Much ink has been spilt in search of the cause of “the paradox of American power” – why it is that the most powerful nation in the history of the world often seems oddly impotent. All that ink has been wasted on explanations that are, well, wrong. The paradox of American power finds its true parentage in the nature of political power itself and the rise of nationalism in the modern world. And until U.S. policymakers understand that paradox, American foreign policy will remain misguided.
The United States is incredibly powerful by the numbers: It spends more on defense than the next twenty states combined. Remember that emergency spending package for Iraq? At $87 billion, that was twice the British annual defense budget. The figures are such that Dartmouth professors Stephen Brooks and William Wohlforth could write with justification in Foreign Affairs, “If today’s American primacy does not constitute unipolarity, nothing ever will.”
The paradox of American power is that the U.S. is often unable to induce preferred behavior. Washington’s enemies – Hanoi, Belgrade, Kandahar – typically remain intransigent in the face of the Superpower’s demands. Its allies – France, Turkey – are unruly. States in dire need of U.S. protection, – Taiwan, South Korea, and sometimes Israel – can nonetheless be quite rude, knowing that Washington would hardly abandon them for discourtesy. When the U.S. replaced leaders in the third world during the Cold War, American-installed leaders often turned against their patron.

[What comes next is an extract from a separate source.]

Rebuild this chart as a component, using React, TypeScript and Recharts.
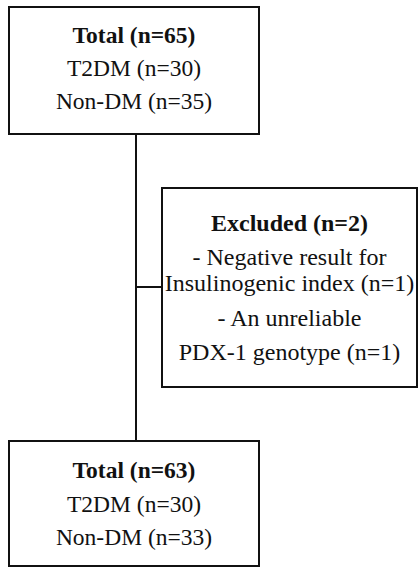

And why did past empires seem to do so much better? The Romans were able to fan out from tiny Tuscany to rule the known world from London to Lebanon. A handful of British officers were able to hold the Indian subcontinent. In contrast, beyond its westward manifest destiny on its continent, America has been quite feeble as an empire. It could not even retain such possessions as Cuba and the Philippines. To be fair, the U.S. didn’t always feel the urge to imperialize. Sometimes it even felt the exact opposite. My point is that, even when it wants to impose its will, it often cannot.

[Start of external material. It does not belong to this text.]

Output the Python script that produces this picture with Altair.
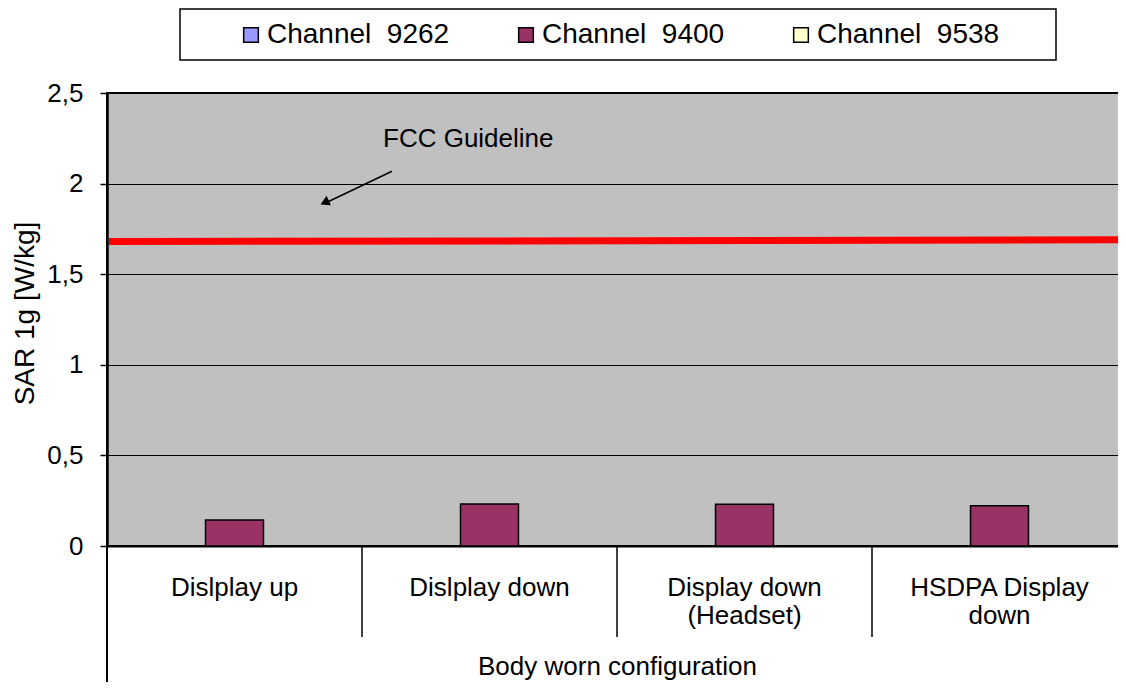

The path out of this maze runs through the nature of political power. Power over another is the ability to induce that other to behave as desired. Power is not simply something the “powerer” exercises over the “poweree.” Rather, as Michael Walzer wrote in Dissent, “[H]egemony… rests on consent” or acquiescence.
There are three types of acquiescence, corresponding to the German sociologist Max Weber’s notions of traditional, charismatic, and rational domination – if one forgives my loose appropriation of Weber’s terms. Traditional domination is the kind of power that Britain held over New Zealand so that the hapless Dominion charged gallantly into both world wars.
The second form of power, charismatic domination, is most rare in international relations. In fact, I am hard pressed to think of any state that has ever deferred to Washington out of a love for Hollywood.
By far the most common form of political power, and the form on which the U.S. chiefly relies, is rational domination. To exercise this form of power, the powerer creates an incentive scheme with the proverbial carrots and sticks so that acquiescence yields the most reward or least cost, leading the poweree to choose acquiescence as the rational course. Notice that under this Weberian scheme, there is no analytical difference between imposing one’s will with sticks and winning another over through carrots, although there may be a moral one. We threatened Iraq, and we tried to seduce Turkey.
Alas for empires, the world has changed drastically in the past two hundred years or so. The rise of nationalism has made nations prize their independence that much more. Twentieth century European history is in large part a story about the assertion of national identities. Many non-Western cultures, after throwing off the yoke of colonialism, have been nursing their injured pride like a childhood trauma and guarding their national sovereignty with jealous vigilance and a tinge of paranoia. Correspondingly, it has become much harder to induce acquiescence, and rational domination has been gradually undermined. American power is oddly impotent for the same reason the Europeans lost their empires. Hawks such as Charles Krauthammer of the Washington Post like to boast of America’s convincing lead in the traditional measures of state power. But we live in an age when their importance has diminished.
It will be a highly sophisticated foreign policy indeed that can turn other nations’ pride and paranoia to our advantage – make no mistake: it’s much more complicated than “winning hearts and minds.” But until Washington recognizes the new realities of the postcolonial world, until it understands its own power and gets over false dichotomies such as unilateralism versus multilateralism or coercion versus persuasion, U.S. policy cannot even begin to approach the necessary level of sensitivity and sophistication.
Disturbingly, the counter-insurgency war in Iraq becomes something of a microcosm for American power in general: The fundamental engine of Iraqi insurgency is national pride, perhaps what the medieval Arab historian Ibn Khaldun called “group feeling.” And the American G.I., backed by the world’s most powerful military, can kill anyone who attacks him. But what he really wants – but may be unable to do – is to convince the insurgent not to attack in the first place. It is much easier to break a neck than to bend it.
WILLIAM HAN IS A SENIOR POLITICAL SCIENCE MAJOR IN BERKELEY COLLEGE.